Los tiempos son otros, empiezo a hacerme viejo y, encima, no salgo de noche (las noches, las del Jazz Colon, las del Pub de la calle Tuset, las de Bocaccio, las de… eran un paisaje familiar en las ‘rumbas’), pero la fórmula sigue siendo la misma: mezclar el mundo personal y los fantasmas con la actualidad. Sólo que no hace el mismo efecto hablar hoy del reloj –¡parado!– de la estación, la falsa estación de ferrocarril de Wolkowysk-Bialistok, en el campo de exterminio de Treblinka, que cuarenta y tantos años atrás cuando «un grupo de españoles» asistía en Madrid a un funeral «en memoria de Adolfo Hitler». Aunque, tal como está el patio…

 

David Gistau escribió en una columna que la crisis y los periodistas económicos nos habían robado la narrativa que sí tuvieron los periodistas de los años sesenta. Ahora todo es muy aburrido, me sigo fustigando.

 

No soy periodista por vocación, sino circunstancial (sin título oficial). No pretendo otra cosa que distraer y, a ser posible, alegrar con una sonrisa el desayuno de mis lectores. Casi nada.

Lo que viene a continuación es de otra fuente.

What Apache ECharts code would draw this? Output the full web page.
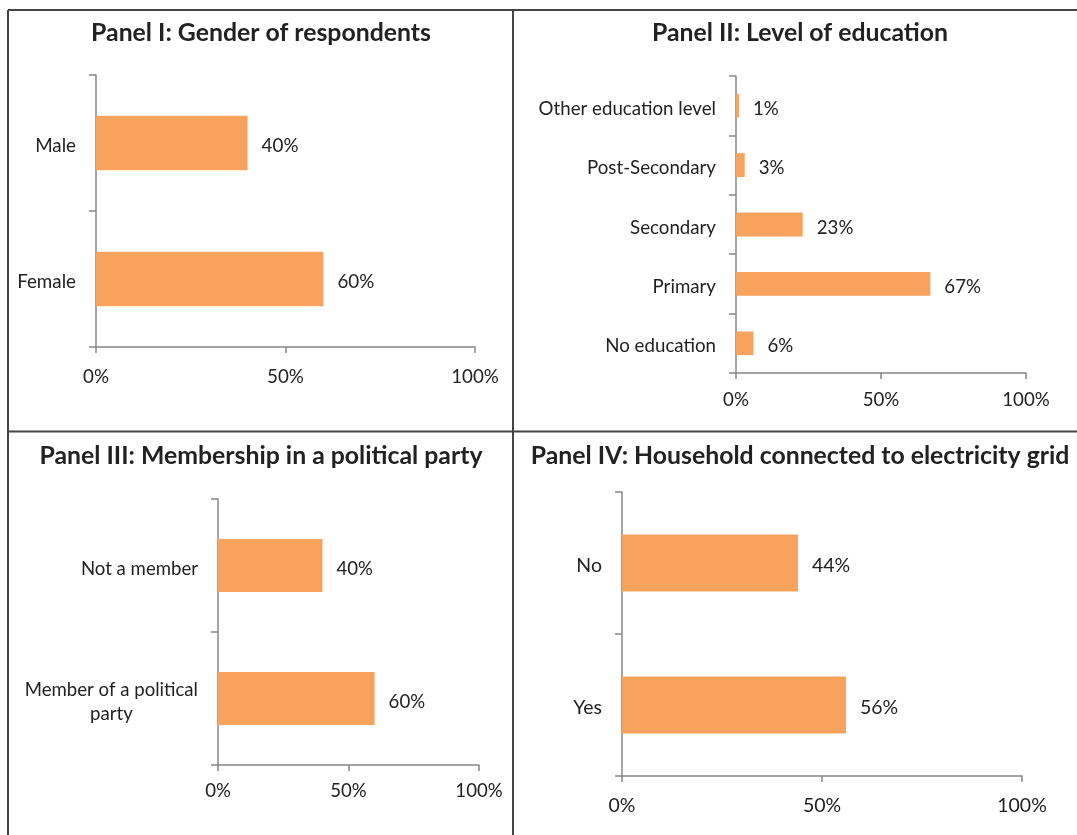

Al tiempo que procuro no sufrir una rotura de aforismo u otro eventual accidente profesional. Me considero un superviviente de un periodismo prácticamente desaparecido y, según afirman algunos, de escaso por no decir nulo interés. Soy un incondicional del papel, de la prensa de papel, lo cual, dicen, no resulta demasiado esperanzador.

 

Encima es eso, otra queja, ahora no nos dejan viajar a los periodistas, nos atan a la mesa. Los años buenos los disfrutaron otros, nos lamentamos.

 

El ultraliberal Jeff Bezos, el dueño del gigante Amazon, que acaba de comprar ‘The Washington Post’ a la familia Graham (demócrata de toda la vida) por 250 millones de dólares de su propio bolsillo, afirma que dentro de veinte años habrán desaparecido los diarios en papel. «Salvo, tal vez, como productos de lujo en algunos grandes hoteles que querrán ofrecerlos como una extravagancia a sus clientes», dice Bezos. Espero, vamos, confío en que no lo veré, que ya me habré convertido en fantasma. Aunque, a decir verdad, no me hubiese desagradado firmar la rúbrica de cócteles en el extravagante diario, en papel, del Ritz de París. Y contarles la auténtica, incuestionable, definitiva historia de dónde, cómo y cuándo me inventé el bloody mary.

 

Al abrir el folio en blanco pretendía enterrar el ‘¿Y si me callo?’. ¿Si Sagarra lleva cincuenta años dándole a la tecla, quién soy yo para rendirme cuando no he empezado a hacerlo? Esa iba a ser la conclusión. Pero he terminado acomplejado. ¿Quién me va a leer a mí? ¿Qué tengo que contar? Tampoco querría ver morir a los diarios. Dentro de cincuenta años no podremos decir que mandábamos los artículos en moto. El maldito mundo digital no tiene la narrativa de la petaca en la redacción.

 

La columna de la próxima semana sigue en el aire.